Nancy Rivera, 59, a San Juan resident who suffers from
diabetes, was forced to go without her medication by a lack of
electricity. "I stopped using the insulin in my refrigerator.
It's too warm," she said.
Ground transportation, hampered by fuel shortages and
streets blocked with fallen vegetation and utility wires,
remained a major challenge.
"You can't see the roads," said Alvaro Trueba, a regional
catastrophe coordinator for property insurer Chubb Ltd, who told
Reuters that adjusters face difficulties driving about the
island.
More troops, medical supplies and vehicles were on the way
to the island, but it will be some time before the U.S.

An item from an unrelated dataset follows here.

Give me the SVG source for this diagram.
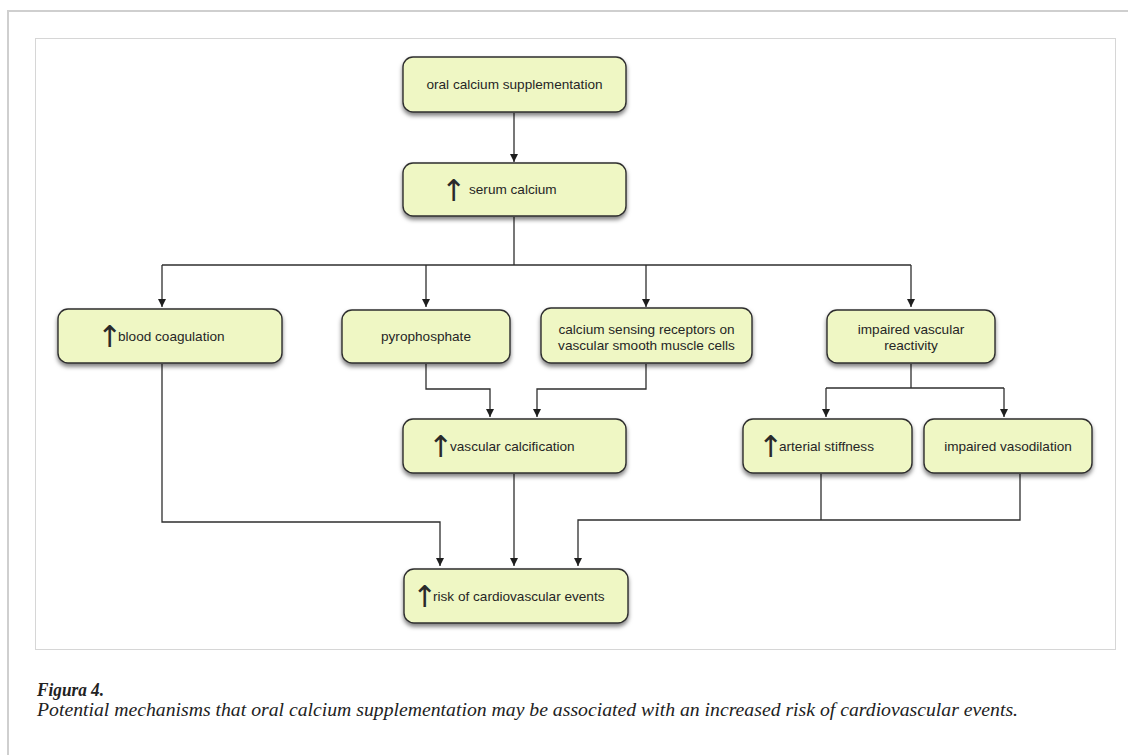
<svg xmlns="http://www.w3.org/2000/svg" width="1128" height="755" viewBox="0 0 1128 755">
<defs>
<style>
.box{fill:#eff7c4;stroke:#2e2e2e;stroke-width:1.4}
.t{font-family:"Liberation Sans",Arial,sans-serif;font-size:13.6px;fill:#262626}
.up{font-family:"DejaVu Sans",sans-serif;font-size:30px;fill:#2a2a2a}
.c{fill:none;stroke:#2e2e2e;stroke-width:1.3}
.cap{font-family:"Liberation Serif",serif;font-style:italic;fill:#222}
</style>
<marker id="ah" viewBox="0 0 10 10" refX="10" refY="5" markerWidth="8" markerHeight="8" markerUnits="userSpaceOnUse" orient="auto">
<path d="M0,0 L10,5 L0,10 Z" fill="#1e1e1e"/>
</marker>
<filter id="sh" x="-10%" y="-20%" width="120%" height="150%">
<feDropShadow dx="0" dy="3" stdDeviation="2.2" flood-color="#000" flood-opacity="0.5"/>
</filter>
</defs>
<rect width="1128" height="755" fill="#fff"/>
<path d="M8,755 V11 H1128" fill="none" stroke="#cfcfcf" stroke-width="2"/>
<rect x="35.5" y="38.5" width="1080" height="611" fill="#fff" stroke="#d6d6d6" stroke-width="1"/>

<g id="connectors">
<line class="c" x1="514" y1="113" x2="514" y2="162" marker-end="url(#ah)"/>
<path class="c" d="M514,217 V265"/>
<path class="c" d="M162,265 H911"/>
<line class="c" x1="162" y1="265" x2="162" y2="307" marker-end="url(#ah)"/>
<line class="c" x1="426" y1="265" x2="426" y2="307" marker-end="url(#ah)"/>
<line class="c" x1="646" y1="265" x2="646" y2="307" marker-end="url(#ah)"/>
<line class="c" x1="911" y1="265" x2="911" y2="307" marker-end="url(#ah)"/>
<path class="c" d="M426,364 V389 H490 V417" marker-end="url(#ah)"/>
<path class="c" d="M646,364 V389 H537 V417" marker-end="url(#ah)"/>
<path class="c" d="M911,364 V388"/>
<path class="c" d="M826,388 H1004"/>
<line class="c" x1="826" y1="388" x2="826" y2="417" marker-end="url(#ah)"/>
<line class="c" x1="1004" y1="388" x2="1004" y2="417" marker-end="url(#ah)"/>
<path class="c" d="M162,364 V522 H440 V566" marker-end="url(#ah)"/>
<line class="c" x1="514" y1="474" x2="514" y2="566" marker-end="url(#ah)"/>
<path class="c" d="M821,474 V520"/>
<path class="c" d="M1020,474 V520 H578 V566" marker-end="url(#ah)"/>
</g>

<g id="n1"><rect class="box" filter="url(#sh)" x="403" y="57" width="223" height="55" rx="10"/>
<text class="t" x="514.5" y="89" text-anchor="middle">oral calcium supplementation</text></g>

<g id="n2"><rect class="box" filter="url(#sh)" x="403" y="163" width="223" height="53" rx="10"/>
<text class="up" x="441" y="201">↑</text>
<text class="t" x="469" y="194">serum calcium</text></g>

<g id="n3"><rect class="box" filter="url(#sh)" x="58" y="309" width="224" height="54" rx="10"/>
<text class="up" x="97" y="347">↑</text>
<text class="t" x="118" y="341">blood coagulation</text></g>

<g id="n4"><rect class="box" filter="url(#sh)" x="342" y="310" width="168" height="53" rx="10"/>
<text class="t" x="426" y="341" text-anchor="middle">pyrophosphate</text></g>

<g id="n5"><rect class="box" filter="url(#sh)" x="541" y="308" width="211" height="55" rx="10"/>
<text class="t" x="646.5" y="334" text-anchor="middle">calcium sensing receptors on</text>
<text class="t" x="646.5" y="350" text-anchor="middle">vascular smooth muscle cells</text></g>

<g id="n6"><rect class="box" filter="url(#sh)" x="827" y="310" width="168" height="53" rx="10"/>
<text class="t" x="911" y="334" text-anchor="middle">impaired vascular</text>
<text class="t" x="911" y="350" text-anchor="middle">reactivity</text></g>

<g id="n7"><rect class="box" filter="url(#sh)" x="403" y="419" width="223" height="54" rx="10"/>
<text class="up" x="428" y="457">↑</text>
<text class="t" x="450" y="451">vascular calcification</text></g>

<g id="n8"><rect class="box" filter="url(#sh)" x="743" y="419" width="169" height="54" rx="10"/>
<text class="up" x="758" y="457">↑</text>
<text class="t" x="779" y="451">arterial stiffness</text></g>

<g id="n9"><rect class="box" filter="url(#sh)" x="924" y="419" width="168" height="54" rx="10"/>
<text class="t" x="1008" y="451" text-anchor="middle">impaired vasodilation</text></g>

<g id="n10"><rect class="box" filter="url(#sh)" x="404" y="569" width="224" height="54" rx="10"/>
<text class="up" x="412" y="607">↑</text>
<text class="t" x="433" y="601">risk of cardiovascular events</text></g>

<text class="cap" x="37" y="696" font-size="19" font-weight="bold" textLength="67" lengthAdjust="spacingAndGlyphs">Figura 4.</text>
<text class="cap" x="37" y="716" font-size="19" textLength="981" lengthAdjust="spacingAndGlyphs">Potential mechanisms that oral calcium supplementation may be associated with an increased risk of cardiovascular events.</text>
</svg>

territory is back on its feet, the senior U.S. general appointed
to lead military relief operations said on Friday.
"We're certainly bringing in more," Lieutenant General
Jeffrey Buchanan told CNN on Friday, a day after he was
appointed by the Pentagon.
The hardships on Puerto Rico have largely overshadowed
similar struggles faced by the neighboring U.S. Virgin Islands,
slammed by two major hurricanes - Irma and Maria - in the span
of a month.
Most of St. Croix, the largest of the three major islands in
that territory, remained without electricity and cellular
communications nine days after Maria struck. Shelters were still
packed and long lines stretched around emergency supply centers.
At one such facility, anguished residents pleaded for more
than the single sheets of plastic tarp that National Guard
troops were handing out.
Meanwhile, the insurance industry was tallying the mounting
costs of Maria, with one modeling firm estimating that claims
could total as much as $85 billion.
Rossello told CNN on Friday the federal government has
responded to his requests and that he was in regular contact
with FEMA's director, though more needed to be done.
"We do have severe logistical limitations. It has been
enhancing, but it's still nowhere near where it needs to be,"
Rossello said.
Asked how long it would take for Puerto Rico to recover,
Buchanan, the general leading the military effort, gave a slight
sigh and said: "This is a very, very long duration."